Why this Blog Exists

To make the case for expanding the Park Slope Historic District

Tuesday, April 7, 2009

Introducing Louis Bonert, Park Slope Builder

Today we're launching a series of articles about a builder quite central to the history of Park Slope. His first name is usually Louis, sometimes just L., and occasionally Lewis; his last name ranges through variations including Bonert, Bonnert, Bonnet, Bonirt, Bonard. He is most frequently called Louis Bonert, and he built an enormous quantity of structures within Park Slope, so it will take a while to work through all our material on him.

Bonert ultimately developed what are now considered some of the finest residential "park" blocks in Park Slope, including most of the south side of First Street and the north side of Second Street. He also built a delightful small row of neo-Georgian homes on the north side of First Street. This row always brings to our mind the side streets of Knightsbridge or Belgravia:

1st Street, Park Block, Park Slope Historic District

At any rate, First Street is the end of the Bonert story. We want to go way back to the beginning, to our earliest sighting of him in Park Slope, when he was probably just getting off the ground as a builder. The story begins in the 1879 Brooklyn Eagle:

Brooklyn Daily Eagle, October 19, 1879, p. 3 ("The Building Business")

When we find a reference such as this one, we next check our online photo database of Park Slope to see if we can find anything that looks like the building mentioned in the article. The first step is to figure out what block it is on. The article cites "south side of Eleventh street, west of Eighth Street[sic]", so we presume "west of Eighth Avenue" is meant. The photo album for that block is here.

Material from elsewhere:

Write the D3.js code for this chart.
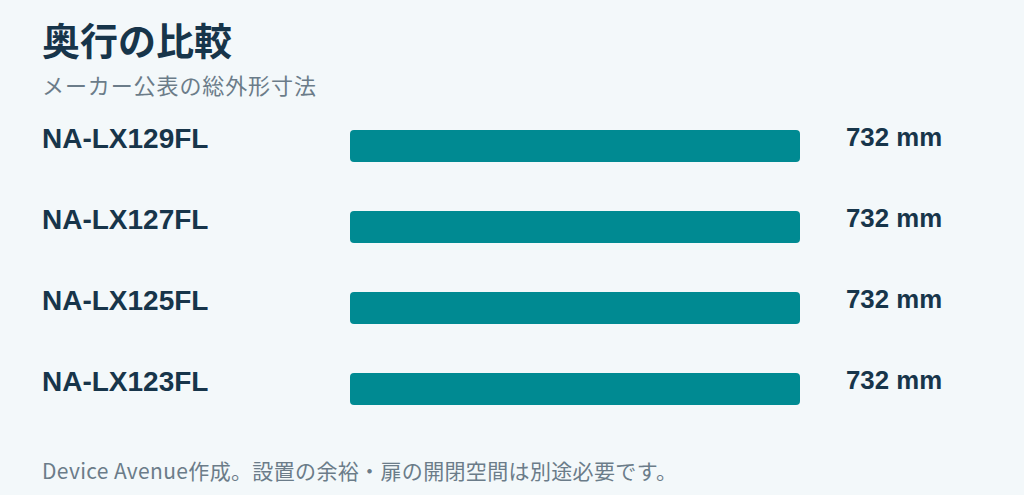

Conveniently, there is only one brownstone-faced building on the block, specifically #546, shown below; the rest of the block consists of early apartment houses or brick-faced buildings:

546 11th Street - unprotected

The general appearance of the building matches the Brooklyn Eagle description. But can we make a more definitive attribution? Note that the Eagle article indicates the distance west of 8th Avenue. How far west of 8th Avenue is #546?

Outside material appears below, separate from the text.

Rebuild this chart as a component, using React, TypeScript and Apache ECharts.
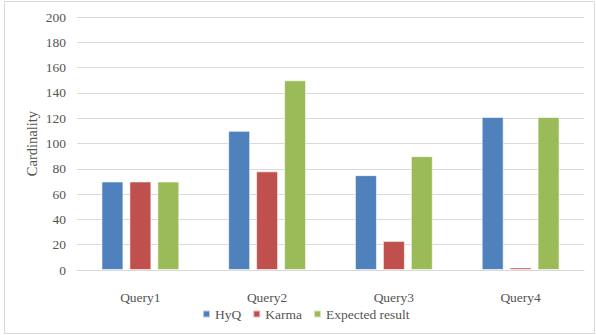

We can check the distance from 8th Avenue by consulting the interactive NYC block-lot map. Punch in the building's address and one is presented with the screen below (partial screen-shot):


The subject property, 546 11th Street, is highlighted in red. Click the "Lot Info" tag and a pop-up box, including the lot width, appears. Use the "Select" tool to select adjacent properties. If one adds up the lot width of all lots between our subject property and 8th Avenue, one gets 189.92 feet, which is very close to the 182' mentioned by the Brooklyn Eagle article. The difference is certainly less than the width of a house.

The match between the Eagle description and the current appearance, plus the match between the Eagle description and the distance from 8th Avenue, together create a strong case for attribution of this house as an early work of Louis Bonert, builder. The owner cited in the article, "C. Nirknig", has become known to us under a variation, Charles Nickenig, whose work we will explore later on this blog.

We should admit at this point that #546 11th Street is somewhat known to us already, since it was on the Civic Council House Tour in recent years. It is a remarkable house, having been joined to the adjacent brick structure (with the garage door) to create a very wide house with private garage, an exceptional rarity in Park Slope. There is also a complex of outbuildings connected to it in the rear yard. 11th Street house numbers can be tricky because the street was renumbered in the early 1890s. But according to the 1897 Lain's Brooklyn Directory, the resident of this house, Ira Hunter, operated a dairy in 7th Avenue:

HUNTER Ira C. dairy 180 7th av h 546 11th

It is possible that the owner of 546 11th Street operated the wholesale end of his business in the outbuildings behind his home, and also operated a retail outlet at 180 7th Avenue. 180 7th Avenue no longer exists, having been replaced by P.S. 321 in the 1960s.

We will be seeing a great deal more from Mr. Louis Bonert!

Before we leave 11th Street, we should note another of the many correspondences we've come to appreciate since starting to pay closer attention to the buildings we pass every day. Look closely at the flat house to the left of the brownstone in the photograph above, noting particularly the door hood and the unusual panels between the first and second floor bay windows:

548 11th Street - unprotected - detail

Compare these details to some very similar buildings elsewhere in Park Slope:




These apartments are not by Bonert and we will return someday, we hope, to these 8-family flat houses elsewhere in Park Slope. But for now the nature of these "correspondences", the location of these "mystery" buildings, is left as an exercise to the reader.